Cross-package software optimization

Led by Sean Bartell

The scope of compiler optimizations has been increasing over the past few decades, and sophisticated interprocedural optimizations and link-time optimizations are now commonplace. However, compilers are still unable to optimize across the boundaries between different dynamic libraries, programs and dynamic libraries, and programs from different software packages.

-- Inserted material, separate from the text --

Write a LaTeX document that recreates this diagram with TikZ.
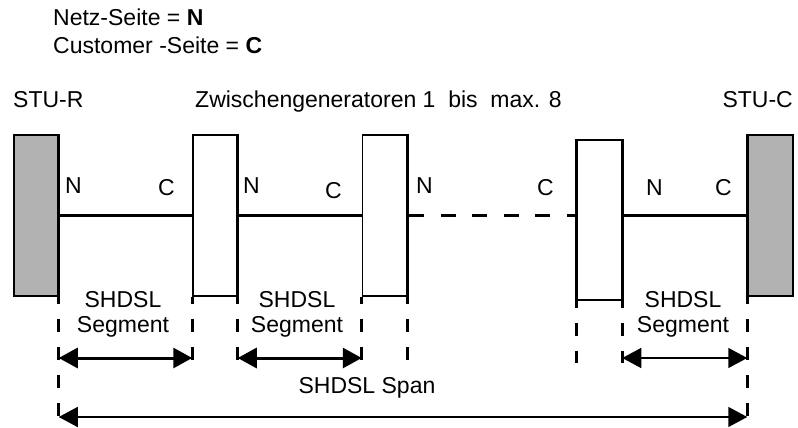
\documentclass[tikz,border=0pt]{standalone}
\usepackage{fontspec}
\setmainfont{Liberation Sans}
\usetikzlibrary{arrows.meta,positioning,calc}

\begin{document}
\begin{tikzpicture}[
                    x=1pt, y=-1pt,
                    every node/.style={font=\fontsize{23}{25}\selectfont},
                    unitbox/.style={draw, line width=1.5pt, minimum width=44pt, minimum height=161pt, inner sep=0pt},
                    stubox/.style={unitbox, fill=black!30},
                    wire/.style={line width=3pt},
                    guide/.style={line width=3pt, dash pattern=on 13pt off 15pt, dash phase=6pt},
                    twoway/.style={{Triangle[length=19pt,width=20pt]}-{Triangle[length=19pt,width=20pt]}},
                    lbl/.style={inner sep=0pt, anchor=base west}
                ]
                    \useasboundingbox (0,0) rectangle (798,428);

                    % Legende
                    \node[lbl] (legn) at (53,26) {Netz-Seite = \textbf{N}};
                    \node[lbl] (legc) at (53,54) {Customer -Seite = \textbf{C}};

                    \node[lbl] (sturlbl) at (13,107) {STU-R};
                    \node[lbl] (replbl) at (195,107) {Zwischengeneratoren 1\ \ bis\ \ max. 8};
                    \node[lbl, anchor=base east] (stuclbl) at (793,107) {STU-C};

                    % Geraete
                    \node[stubox] (stur) at (36,215.5) {};
                    \node[unitbox] (rep1) at (215,215.5) {};
                    \node[unitbox] (rep2) at (384.5,215.5) {};
                    \node[unitbox, minimum height=160pt] (rep3) at (599.5,220) {};
                    \node[stubox, minimum width=45pt] (stuc) at (770.5,215.5) {};

                    \draw[wire] (stur.north east) -- (stur.south east);
                    \draw[wire] (rep1.north east) -- (rep1.south east);
                    \draw[wire] (rep2.north east) -- (rep2.south east);
                    \draw[wire] (rep3.north west) -- (rep3.south west);
                    \draw[wire] (rep3.north east) -- (rep3.south east);
                    \draw[wire] (stuc.north west) -- (stuc.south west);

                    % Leitungen
                    \draw[wire] (stur.east) -- (rep1.west);
                    \draw[wire] (rep1.east) -- (rep2.west);
                    \draw[wire, dash pattern=on 15pt off 16.5pt, dash phase=-2pt] (rep2.east) -- (rep2.east -| rep3.west);
                    \draw[line width=2.5pt] (rep3.east |- stuc.west) -- (stuc.west);

                    \node[lbl] (n1) at (65,193) {N};
                    \node[lbl] (c1) at (158,195) {C};
                    \node[lbl] (n2) at (243,193) {N};
                    \node[lbl] (c2) at (325,198) {C};
                    \node[lbl] (n3) at (416,193) {N};
                    \node[lbl] (c3) at (537,195) {C};
                    \node[lbl] (n4) at (646,195) {N};
                    \node[lbl] (c4) at (715,195) {C};

                    % Segmente und Span
                    \coordinate (segy) at (0,358);
                    \coordinate (segend) at (0,363);
                    \coordinate (spany) at (0,417);

                    \draw[guide] (stur.south east) -- (stur.south east |- spany);
                    \draw[guide] (rep1.south west) -- (rep1.south west |- segend);
                    \draw[guide] (rep1.south east) -- (rep1.south east |- segend);
                    \draw[guide] (rep2.south west) -- (rep2.south west |- segend);
                    \draw[guide] (rep2.south east) -- (rep2.south east |- segend);
                    \draw[guide] (rep3.south west) -- (rep3.south west |- segend);
                    \draw[guide] (rep3.south east) -- (rep3.south east |- segend);
                    \draw[guide] (stuc.south west) -- (stuc.south west |- spany);

                    \node[align=center] (seg1) at (123,314) {SHDSL\\Segment};
                    \node[align=center] (seg2) at (297,314) {SHDSL\\Segment};
                    \node[align=center] (seg3) at (683,314) {SHDSL\\Segment};

                    \draw[wire, twoway] (stur.south east |- segy) -- (rep1.south west |- segy);
                    \draw[wire, twoway] (rep1.south east |- segy) -- (rep2.south west |- segy);
                    \draw[line width=1.5pt, twoway] (rep3.south east |- segy) -- (stuc.south west |- segy);

                    \node (spanlbl) at (367,388) {SHDSL Span};
                    \draw[line width=1.5pt, twoway] (stur.south east |- spany) -- (stuc.south west |- spany);
                \end{tikzpicture}
\end{document}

This project is enabling new optimizations to be performed across these boundaries, with a particular emphasis on code size optimizations.

Verified Translation

Led by Theodoros Kasampalis

One drawback of shipping code in virtual instruction set form is that the final machine code cannot be tested directly.  This is especially problematic for C/C++ code with undefined behaviors, which may lead to different — and unpredictable — results for different compilers and even different optimization sequences.  Our goal is to develop a certified code generation strategy based on Translation Validation from virtual instruction set to native machine code so that developers can test their code before shipping and have the same confidence in the behavior of the code that they would do with well-tested native machine code.  To achieve this goal, we must carry out translation validation between two different languages, which has never been done before.  Moreover, we must develop techniques to obtain predictable semantics for programs with undefined behaviors and ensure that back-end code generators respect such semantics.

Debloating and System Specialization

Specializing and co-optimizing an entire software stack (application, libraries, operating system) for a given configuration description.  There are several contexts in which such specialization can be especially fruitful:

  • High-performance computing (HPC) applications built on complex libraries for portability: We are exploring libraries including Kokkos, GASNet, libOMP, and OpenMPI.
  • Docker containers containing a fixed set of predefined software components, often with a single primary application and its libraries.  Such containers inherently define a very narrow use case for the libraries and operating system interfaces, providing the potential for aggressive specialization.
  • Software whose behavior is extensively customized via configuration files defined at install-time or startup time.  By treating the configuration data as constants, we hope to propagate them aggressively and achieve more efficient, specialized code.